▶ _Exercise objective_
Begin at the first line below and copy each line exactly, ending with the line where "Serif', 'Times New" appears.

START Dataset extract

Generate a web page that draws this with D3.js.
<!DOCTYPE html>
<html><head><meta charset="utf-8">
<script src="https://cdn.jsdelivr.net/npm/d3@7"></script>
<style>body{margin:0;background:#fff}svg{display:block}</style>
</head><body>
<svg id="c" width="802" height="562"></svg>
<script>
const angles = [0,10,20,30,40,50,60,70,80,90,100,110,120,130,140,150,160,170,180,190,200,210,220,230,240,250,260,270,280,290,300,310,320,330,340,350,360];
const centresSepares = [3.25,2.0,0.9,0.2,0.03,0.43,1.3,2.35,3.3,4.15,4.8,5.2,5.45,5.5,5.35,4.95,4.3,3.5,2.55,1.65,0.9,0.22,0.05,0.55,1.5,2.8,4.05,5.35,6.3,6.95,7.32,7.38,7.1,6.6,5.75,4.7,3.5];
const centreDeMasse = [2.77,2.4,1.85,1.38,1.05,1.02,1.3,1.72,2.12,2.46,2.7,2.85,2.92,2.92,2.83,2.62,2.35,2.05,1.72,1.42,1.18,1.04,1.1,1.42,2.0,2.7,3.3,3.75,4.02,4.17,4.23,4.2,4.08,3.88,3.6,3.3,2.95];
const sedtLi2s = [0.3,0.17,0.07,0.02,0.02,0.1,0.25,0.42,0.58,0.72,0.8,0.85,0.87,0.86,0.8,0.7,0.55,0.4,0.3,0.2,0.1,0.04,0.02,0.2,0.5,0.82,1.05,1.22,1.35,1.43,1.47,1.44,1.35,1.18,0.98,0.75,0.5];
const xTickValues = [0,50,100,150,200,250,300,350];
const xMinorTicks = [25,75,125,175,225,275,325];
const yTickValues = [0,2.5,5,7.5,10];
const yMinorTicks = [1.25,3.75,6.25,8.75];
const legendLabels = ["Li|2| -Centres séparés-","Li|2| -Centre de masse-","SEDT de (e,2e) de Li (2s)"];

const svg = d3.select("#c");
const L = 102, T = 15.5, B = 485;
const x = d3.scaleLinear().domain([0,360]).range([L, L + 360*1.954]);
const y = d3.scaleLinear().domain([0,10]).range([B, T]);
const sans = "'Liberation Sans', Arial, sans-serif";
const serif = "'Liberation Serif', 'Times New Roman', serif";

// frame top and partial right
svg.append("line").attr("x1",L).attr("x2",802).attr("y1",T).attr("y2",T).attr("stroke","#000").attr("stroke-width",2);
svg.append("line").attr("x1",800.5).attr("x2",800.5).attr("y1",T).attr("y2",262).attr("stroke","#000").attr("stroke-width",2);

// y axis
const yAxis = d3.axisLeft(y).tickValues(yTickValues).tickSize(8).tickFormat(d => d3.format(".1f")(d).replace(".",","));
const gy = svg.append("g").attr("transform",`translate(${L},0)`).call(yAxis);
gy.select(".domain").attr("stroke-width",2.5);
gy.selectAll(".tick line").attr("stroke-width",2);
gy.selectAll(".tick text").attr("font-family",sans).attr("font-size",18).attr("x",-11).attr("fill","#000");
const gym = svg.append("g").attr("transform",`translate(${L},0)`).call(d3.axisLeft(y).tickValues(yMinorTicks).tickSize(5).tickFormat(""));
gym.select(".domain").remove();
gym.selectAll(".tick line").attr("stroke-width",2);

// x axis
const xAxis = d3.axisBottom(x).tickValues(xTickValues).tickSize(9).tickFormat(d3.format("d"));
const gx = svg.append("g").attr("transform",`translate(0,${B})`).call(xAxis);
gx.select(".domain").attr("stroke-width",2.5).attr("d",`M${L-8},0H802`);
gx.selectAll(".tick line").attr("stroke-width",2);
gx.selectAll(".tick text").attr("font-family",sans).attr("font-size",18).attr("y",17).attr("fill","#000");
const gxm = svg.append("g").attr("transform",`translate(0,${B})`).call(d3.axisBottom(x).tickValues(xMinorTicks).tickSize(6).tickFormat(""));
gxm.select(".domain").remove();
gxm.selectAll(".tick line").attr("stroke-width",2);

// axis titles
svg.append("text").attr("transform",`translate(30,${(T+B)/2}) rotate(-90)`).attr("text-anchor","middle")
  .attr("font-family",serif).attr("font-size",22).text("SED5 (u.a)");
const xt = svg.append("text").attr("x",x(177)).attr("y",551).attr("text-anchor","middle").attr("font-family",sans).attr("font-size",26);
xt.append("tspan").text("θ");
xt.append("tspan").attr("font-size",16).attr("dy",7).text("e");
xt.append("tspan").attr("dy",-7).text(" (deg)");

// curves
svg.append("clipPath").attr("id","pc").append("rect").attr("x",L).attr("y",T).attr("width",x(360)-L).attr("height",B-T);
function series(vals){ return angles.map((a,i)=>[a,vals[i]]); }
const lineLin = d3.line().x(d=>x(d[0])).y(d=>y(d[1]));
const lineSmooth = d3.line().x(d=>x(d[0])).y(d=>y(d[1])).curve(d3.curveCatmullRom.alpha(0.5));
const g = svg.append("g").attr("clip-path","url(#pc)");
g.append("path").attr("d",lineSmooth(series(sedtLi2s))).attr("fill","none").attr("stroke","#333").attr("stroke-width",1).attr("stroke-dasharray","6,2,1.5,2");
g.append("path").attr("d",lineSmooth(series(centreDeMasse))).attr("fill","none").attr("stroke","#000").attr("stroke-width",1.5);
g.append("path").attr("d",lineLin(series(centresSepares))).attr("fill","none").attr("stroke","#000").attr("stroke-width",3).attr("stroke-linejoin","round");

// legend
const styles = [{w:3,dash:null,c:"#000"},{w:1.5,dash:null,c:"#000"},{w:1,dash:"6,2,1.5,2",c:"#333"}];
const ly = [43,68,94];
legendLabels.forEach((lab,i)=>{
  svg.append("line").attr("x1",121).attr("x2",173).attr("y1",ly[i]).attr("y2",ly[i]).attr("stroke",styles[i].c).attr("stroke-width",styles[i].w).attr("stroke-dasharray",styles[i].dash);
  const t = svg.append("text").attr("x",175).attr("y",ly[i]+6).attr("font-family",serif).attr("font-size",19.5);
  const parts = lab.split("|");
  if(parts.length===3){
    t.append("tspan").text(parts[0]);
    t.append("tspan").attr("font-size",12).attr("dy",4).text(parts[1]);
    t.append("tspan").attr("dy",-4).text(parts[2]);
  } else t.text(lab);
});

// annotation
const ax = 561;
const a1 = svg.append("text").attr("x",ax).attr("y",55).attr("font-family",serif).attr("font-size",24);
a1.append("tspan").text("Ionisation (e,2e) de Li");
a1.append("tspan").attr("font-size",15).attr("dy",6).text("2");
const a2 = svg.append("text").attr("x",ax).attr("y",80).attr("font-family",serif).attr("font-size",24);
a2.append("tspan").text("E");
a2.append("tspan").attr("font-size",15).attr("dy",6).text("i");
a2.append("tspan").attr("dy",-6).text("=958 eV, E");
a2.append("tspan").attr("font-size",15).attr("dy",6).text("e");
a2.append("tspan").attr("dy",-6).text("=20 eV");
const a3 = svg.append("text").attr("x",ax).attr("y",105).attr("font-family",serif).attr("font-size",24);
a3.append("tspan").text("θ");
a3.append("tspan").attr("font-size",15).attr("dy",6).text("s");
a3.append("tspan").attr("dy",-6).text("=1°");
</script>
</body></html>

END Dataset extract

▶ _Worked solution_
Generate a web page that draws this with D3.js.
<!DOCTYPE html>
<html><head><meta charset="utf-8">
<script src="https://cdn.jsdelivr.net/npm/d3@7"></script>
<style>body{margin:0;background:#fff}svg{display:block}</style>
</head><body>
<svg id="c" width="802" height="562"></svg>
<script>
const angles = [0,10,20,30,40,50,60,70,80,90,100,110,120,130,140,150,160,170,180,190,200,210,220,230,240,250,260,270,280,290,300,310,320,330,340,350,360];
const centresSepares = [3.25,2.0,0.9,0.2,0.03,0.43,1.3,2.35,3.3,4.15,4.8,5.2,5.45,5.5,5.35,4.95,4.3,3.5,2.55,1.65,0.9,0.22,0.05,0.55,1.5,2.8,4.05,5.35,6.3,6.95,7.32,7.38,7.1,6.6,5.75,4.7,3.5];
const centreDeMasse = [2.77,2.4,1.85,1.38,1.05,1.02,1.3,1.72,2.12,2.46,2.7,2.85,2.92,2.92,2.83,2.62,2.35,2.05,1.72,1.42,1.18,1.04,1.1,1.42,2.0,2.7,3.3,3.75,4.02,4.17,4.23,4.2,4.08,3.88,3.6,3.3,2.95];
const sedtLi2s = [0.3,0.17,0.07,0.02,0.02,0.1,0.25,0.42,0.58,0.72,0.8,0.85,0.87,0.86,0.8,0.7,0.55,0.4,0.3,0.2,0.1,0.04,0.02,0.2,0.5,0.82,1.05,1.22,1.35,1.43,1.47,1.44,1.35,1.18,0.98,0.75,0.5];
const xTickValues = [0,50,100,150,200,250,300,350];
const xMinorTicks = [25,75,125,175,225,275,325];
const yTickValues = [0,2.5,5,7.5,10];
const yMinorTicks = [1.25,3.75,6.25,8.75];
const legendLabels = ["Li|2| -Centres séparés-","Li|2| -Centre de masse-","SEDT de (e,2e) de Li (2s)"];

const svg = d3.select("#c");
const L = 102, T = 15.5, B = 485;
const x = d3.scaleLinear().domain([0,360]).range([L, L + 360*1.954]);
const y = d3.scaleLinear().domain([0,10]).range([B, T]);
const sans = "'Liberation Sans', Arial, sans-serif";
const serif = "'Liberation Serif', 'Times New Roman', serif";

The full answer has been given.